Two complications (in my experience with pea): 1) the endian of the bytes pushed might not match what your existing code expects, 2) the values pushed are statically-defined at assemble time (i.e. instruction pushes a predetermined value, not what's in the accumulator); the "workaround" for the latter is to use self-modifying code so that the pea+operand bytes are in RAM and the latter can be changed dynamically.

Whether or not this provides you any cycle-count or space benefits over, stay, a classic lda/sta or lda/pha etc. is, obviously, indeterminable at this time.

P.S. -- Man, I haven't heard of Sweet16 in decades. Blast from the past hitting me hard. :-)

Re: A Runtime for high-level languages on the 6502

Posted: Mon Aug 08, 2016 1:18 pm
by psycopathicteen
I thought only the 65816 had PEA.

Re: A Runtime for high-level languages on the 6502

Posted: Mon Aug 08, 2016 1:39 pm
by tepples
Among the 6502 family, only the 65816 has pea as a hardware instruction. Perhaps I failed to make my point clear: an interpreted bytecode implemented on any processor could have an instruction with the same semantics (push 16 bits immediate), and it would be recognizable to those with 65816 experience as being pea.

Re: A Runtime for high-level languages on the 6502

Posted: Mon Aug 08, 2016 2:11 pm
by psycopathicteen
I'm still confused on what Bregalad said.

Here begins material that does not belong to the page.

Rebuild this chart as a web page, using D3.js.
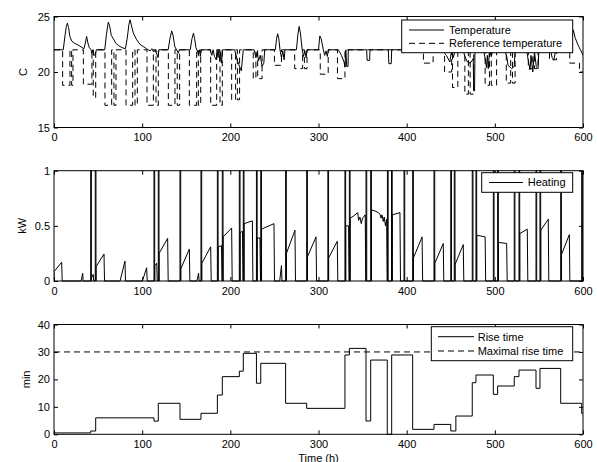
<!DOCTYPE html>
<html><head><meta charset="utf-8">
<script src="https://cdn.jsdelivr.net/npm/d3@7"></script>
<style>
body{margin:0;background:#fff}
svg{display:block;font-family:"Liberation Sans",Arial,Helvetica,sans-serif}
</style></head><body><svg id="fig" width="597" height="462"></svg>
<script>
// ---- data -------------------------------------------------------------
const timeTicks = [0, 100, 200, 300, 400, 500, 600];
const tempTicks = [15, 20, 25];
const heatTicks = [0, 0.5, 1];
const riseTicks = [0, 10, 20, 30, 40];

// indoor temperature, [hour, °C]
const temperature = [
  [0,22],[10.5,22],[12.5,23.3],[14,24.1],[15.2,24.4],[16.5,24],[18,23.2],[20,22.8],[23,22.6],[28,22.4],[32,22.2],[34,22.1],
  [35.5,22.6],[37,23.2],[38.5,22.6],[40,22.2],[42,22],[43,21.7],[44,22],[45.5,21.5],[47,21.6],[48,22],
  [57.5,22],[59.5,23.4],[61.6,24.5],[63,24.2],[65,23.3],[67.3,23],[70,22.6],[73,22.4],[77,22.2],[81,22.1],
  [83,23],[85,24.3],[86.3,24.7],[87.5,24.3],[90,23.5],[93.8,22.9],[97.5,22.5],[101,22.3],[105,22.1],[107,22],
  [109,21.9],[111,22.1],[113,21.8],[115,22],[116.5,21.6],[118,21.3],[119,22],
  [129.5,22],[131.5,23],[133.5,23.7],[135,23.3],[137,22.3],[139,22],[141,21.7],[142,22],
  [154.5,22],[156.5,23],[158.2,23.5],[159.5,23],[161,22.2],[162.5,21.9],[164,21.6],[165,22],[166,21.4],[167,22],
  [177,22],[179,21.5],[180.5,22],[182,21.4],[184,21.1],[185,22],[186,21.3],[187,22],[188,21],[189,21.8],[190,20.8],[191,22],
  [205,22],[208,21],[211,20.4],[212.5,20.1],[213.5,21],[214.7,22],
  [227,22],[229,21.3],[230.5,21.8],[232,21],[234,21.5],[236,20.5],[238,20.8],[239,22],
  [251,22],[252.5,23],[253.7,23.45],[255,23],[256.3,22],[258,21.3],[259.5,21.9],[261,21.1],[262,22],
  [275,22],[276.5,23.3],[278,24.1],[279.5,23.5],[281.5,22],[283,21.4],[284.5,21.9],[286,21.3],[287,22],
  [300,22],[301.5,23.25],[303,23],[305.5,22],[307,21.5],[308.5,21.9],[310,21.4],[311.2,22],
  [322.5,22],[326,21.5],[329,20.9],[330,20.45],[331,22],[332,20.5],[333.5,20.5],[333.8,22],
  [354.6,22],[355.2,21.05],[358,21.05],[358.4,22],
  [379.2,22],[379.8,20.75],[382.5,20.75],[383,22],
  [440,22],[445,21.5],[449,20.9],[451,22],[453,21.3],[455,22],
  [464,22],[466,21.4],[469,20.9],[472,20.8],[474,21],[475.5,21.2],[476,18.3],[477,18.3],[477.5,22],
  [487,22],[489,21.2],[490.5,20.4],[491.5,21.5],[492.5,20.3],[494,22],[496,21.4],[498,22],
  [511,22],[513.5,21.4],[515,20.6],[519,20.3],[522,20.5],[523,22],
  [536,22],[538,21],[540,20.2],[541,21.5],[543,20],[545,21.8],[547,20.5],[549,20.3],[550,22],
  [563,22],[565,21.3],[567,21.1],[569,22],
  [585,22],[587,23],[589,23.8],[591,23.1],[594,22.5],[597,22],[598.5,21.8],[600,21.5]
];

// reference set-point, [hour, °C], held until the next entry
const referenceTemperature = [
  [0,22],
  [9.8,18.8],[18.1,22],[20,18.8],[21.5,22],
  [33.3,18.9],[43,22],[44.5,17.7],[47.3,22],
  [57.8,17],[65.4,22],[68,17],[70.3,22],
  [81.7,17],[89.2,22],[91.9,17],[94.5,22],
  [105.5,17],[112.7,22],[115.7,17],[118.3,22],
  [129.7,17],[137.2,22],[139.8,17],[142.5,22],
  [153.5,17],[161.8,22],[163.7,17],[166.4,22],
  [177.7,17],[184.5,22],[188.3,17],[190.9,22],
  [201.5,17.5],[206,22],[208,17.5],[210.5,22],
  [226,19.4],[229,22],[231,19.4],[236,22],
  [250,20.6],[258,22],
  [273,20.3],[282,22],[284,20.3],[287,22],
  [302,19.8],[311,22],
  [321.5,19.4],[330,22],
  [419,20.8],[430,22],
  [443,20],[451,22],[452,18.6],[458,22],
  [466,18],[470,22],[472,18],[476,22],
  [489,18.8],[494,22],[496,18.8],[502,22],
  [513,19],[518,22],[520,19],[523,22],
  [538,20.3],[543,22],[545,20.3],[549,22],
  [562,21.1],[570,22],
  [585,20.8],[596,20],[600,20]
];

// full-power heating pulses, start hour
const heatingPulses = [41.6,46.8,113.4,118.3,142.9,166.7,185.3,190.9,210.2,214.7,229.6,234.5,262.7,286.6,310.6,
  330,335,353.9,359.2,378.2,382.8,397,406.8,431,450,454,474.4,478.6,498.3,503.2,522,527.4,546.7,551.2,574.7,598.5];

// partial-power heating stretches, [hour, kW]
const heatingRuns = [
  [[0,0.085],[8.7,0.17]],
  [[30.8,0],[32.5,0.07]],
  [[42.6,0.03],[44.5,0.06]],
  [[47.7,0.13],[56.7,0.245]],
  [[74.9,0],[80.5,0.18]],
  [[100.2,0],[105.1,0.12]],
  [[114.3,0.14],[116.5,0.16]],
  [[119.2,0.25],[128.9,0.387]],
  [[143.8,0.11],[153.5,0.29]],
  [[162,0],[164,0.07]],
  [[167.6,0.16],[177.7,0.31]],
  [[186.2,0.31],[190,0.32]],
  [[191.8,0.40],[201.5,0.48]],
  [[211.1,0.44],[213.8,0.45]],
  [[215.6,0.52],[225,0.545]],
  [[230.5,0.39],[233.6,0.39]],
  [[235.4,0.47],[249.5,0.52]],
  [[256,0],[258,0.14]],
  [[263.6,0.25],[273.3,0.46]],
  [[287.5,0.22],[297.2,0.40]],
  [[311.5,0.21],[321.3,0.36]],
  [[330.9,0.5],[334.1,0.5]],
  [[335.9,0.57],[340,0.59],[344.5,0.62],[345.5,0.55],[347,0.58],[348.5,0.52],[350,0.57],[353,0.6]],
  [[360.1,0.645],[364,0.635],[368,0.62],[370,0.6],[371,0.57],[372,0.6],[373.5,0.54],[374.5,0.58],[376,0.5],[377.3,0.56]],
  [[383.7,0.6],[392.4,0.62]],
  [[407.7,0.21],[417.5,0.40]],
  [[431.9,0.16],[441.5,0.34]],
  [[454.9,0.15],[464.2,0.33]],
  [[479.5,0.415],[489,0.40]],
  [[504.1,0.35],[513.4,0.34]],
  [[528.3,0.43],[536.8,0.47]],
  [[552.1,0.46],[560.6,0.56]],
  [[575.6,0.24],[584.5,0.42]]
];

// rise time, [hour, min], held until the next entry
const riseTime = [
  [0,0.5],[41.6,1.2],[47.3,6],[113.4,4.8],[118.3,11.3],[142.9,5.45],[166.7,7.65],[185.3,14.3],[190.9,21],
  [210.2,23],[214.7,29.5],[229.6,18.6],[234.5,25.85],[262.7,11.3],[286.6,9.45],[330,28.9],[335,31.3],
  [353.9,4.85],[359.2,27.05],[378,0],[383,28.9],[406.8,1.8],[431,3.6],[450,1.2],[455.8,6.65],[474.4,18.8],
  [478.6,21.6],[498.3,14.55],[503.2,17.6],[522,21],[527.4,23.4],[546.7,16.75],[551.2,24],[574.7,11.3],
  [598.5,7.65],[600,7.65]
];
const maxRiseTime = [[0,30],[600,30]];

// ---- layout -----------------------------------------------------------
const svg = d3.select('#fig');
svg.append('rect').attr('width',597).attr('height',462).attr('fill','#fff');
const FONT = 11;
const x = d3.scaleLinear().domain([0,600]).range([54,583]);

const PULSE_W = 0.8, DROP_W = 0.6;
const heatingSeries = (() => {
  const events = heatingPulses.map(t => ({s:t, pts:[[t,0],[t,1],[t+PULSE_W,1],[t+PULSE_W,0]]}))
    .concat(heatingRuns.map(r => ({s:r[0][0], pts:[[r[0][0],0], ...r, [r[r.length-1][0]+DROP_W,0]]})));
  events.sort((a,b) => a.s - b.s);
  const pts = [];
  events.forEach(e => pts.push(...e.pts));
  pts.push([600,0]);
  return pts;
})();

const panels = [
  {top:16.5, bottom:127.5, domain:[15,25], ticks:tempTicks, label:'C', labelX:27.3},
  {top:170.7, bottom:281, domain:[0,1], ticks:heatTicks, label:'kW', labelX:26},
  {top:324.5, bottom:434.3, domain:[0,40], ticks:riseTicks, label:'min', labelX:30}
];

function drawAxes(p, i) {
  const y = d3.scaleLinear().domain(p.domain).range([p.bottom, p.top]);
  p.y = y;
  const g = svg.append('g');
  const style = sel => {
    sel.select('.domain').remove();
    sel.attr('font-size', FONT).attr('font-family', null);
    sel.selectAll('line').attr('stroke','#000');
    sel.selectAll('text').attr('fill','#000');
  };
  g.append('g').attr('transform',`translate(0,${p.bottom})`)
    .call(d3.axisBottom(x).tickValues(timeTicks).tickSizeInner(-4).tickSizeOuter(0).tickPadding(6)).call(style);
  g.append('g').attr('transform',`translate(0,${p.top})`)
    .call(d3.axisTop(x).tickValues(timeTicks).tickSizeInner(-4).tickSizeOuter(0).tickFormat('')).call(style);
  g.append('g').attr('transform',`translate(${x.range()[0]},0)`)
    .call(d3.axisLeft(y).tickValues(p.ticks).tickSizeInner(-4).tickSizeOuter(0).tickPadding(4).tickFormat(d3.format('~g'))).call(style);
  g.append('g').attr('transform',`translate(${x.range()[1]},0)`)
    .call(d3.axisRight(y).tickValues(p.ticks).tickSizeInner(-4).tickSizeOuter(0).tickFormat('')).call(style);
  svg.append('text').attr('transform',`translate(${p.labelX},${(p.top+p.bottom)/2}) rotate(-90)`)
    .attr('text-anchor','middle').attr('font-size',FONT).text(p.label);
  svg.append('clipPath').attr('id','clip'+i).append('rect')
    .attr('x',x.range()[0]).attr('y',p.top-1).attr('width',x.range()[1]-x.range()[0]).attr('height',p.bottom-p.top+2);
  p.plot = svg.append('g').attr('clip-path',`url(#clip${i})`);
}
panels.forEach(drawAxes);

function series(p, data, curve, dash) {
  const line = d3.line().x(d => x(d[0])).y(d => p.y(d[1])).curve(curve || d3.curveLinear);
  p.plot.append('path').datum(data).attr('d', line).attr('fill','none')
    .attr('stroke','#000').attr('stroke-width',1).attr('stroke-dasharray', dash || null);
}

series(panels[0], temperature);
series(panels[0], referenceTemperature, d3.curveStepAfter, '6,4');
series(panels[1], heatingSeries);
series(panels[2], riseTime, d3.curveStepAfter);
series(panels[2], maxRiseTime, d3.curveLinear, '6,4');

// axes boxes on top of the data
panels.forEach(p => {
  svg.append('rect').attr('x',x.range()[0]).attr('y',p.top)
    .attr('width',x.range()[1]-x.range()[0]).attr('height',p.bottom-p.top)
    .attr('fill','none').attr('stroke','#000').attr('stroke-width',1);
});

svg.append('text').attr('x',(x.range()[0]+x.range()[1])/2).attr('y',461.5)
  .attr('text-anchor','middle').attr('font-size',FONT).text('Time (h)');

// ---- legends ----------------------------------------------------------
function legend(x0, y0, x1, y1, lineX0, lineX1, textX, entries) {
  const g = svg.append('g');
  g.append('rect').attr('x',x0).attr('y',y0).attr('width',x1-x0).attr('height',y1-y0)
    .attr('fill','#fff').attr('stroke','#000').attr('stroke-width',1);
  entries.forEach(e => {
    g.append('line').attr('x1',lineX0).attr('x2',lineX1).attr('y1',e.y).attr('y2',e.y)
      .attr('stroke','#000').attr('stroke-width',1).attr('stroke-dasharray', e.dash || null);
    g.append('text').attr('x',textX).attr('y',e.y).attr('dy','0.36em')
      .attr('font-size',FONT).text(e.label);
  });
}
legend(401.7, 20, 572.7, 52.7, 409, 444, 449, [
  {label:'Temperature', y:30},
  {label:'Reference temperature', y:43.3, dash:'6,4'}
]);
legend(481.7, 172.7, 572.7, 192.3, 489, 523, 527.7, [
  {label:'Heating', y:182.5}
]);
legend(431.3, 326.7, 572.7, 360.7, 438, 474, 477.7, [
  {label:'Rise time', y:336.7},
  {label:'Maximal rise time', y:351, dash:'6,4'}
]);
</script></body></html>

Re: A Runtime for high-level languages on the 6502

Posted: Tue Aug 09, 2016 5:56 pm
by psycopathicteen
I had an idea with implementing math with long integers on the 65816.

If you have the C code:

Code: Select all

long a;
long b;
long c;

a = a + b + c;
It could be compiled to:

Code: Select all

lda a_lo
clc
adc b_lo
tax
lda a_hi
adc b_hi
tay
txa
clc
adc c_lo
sta a_lo
tya
adc c_hi
sta a_hi
Basically using X and Y together as a 32-bit accumulator, and switching back and forth.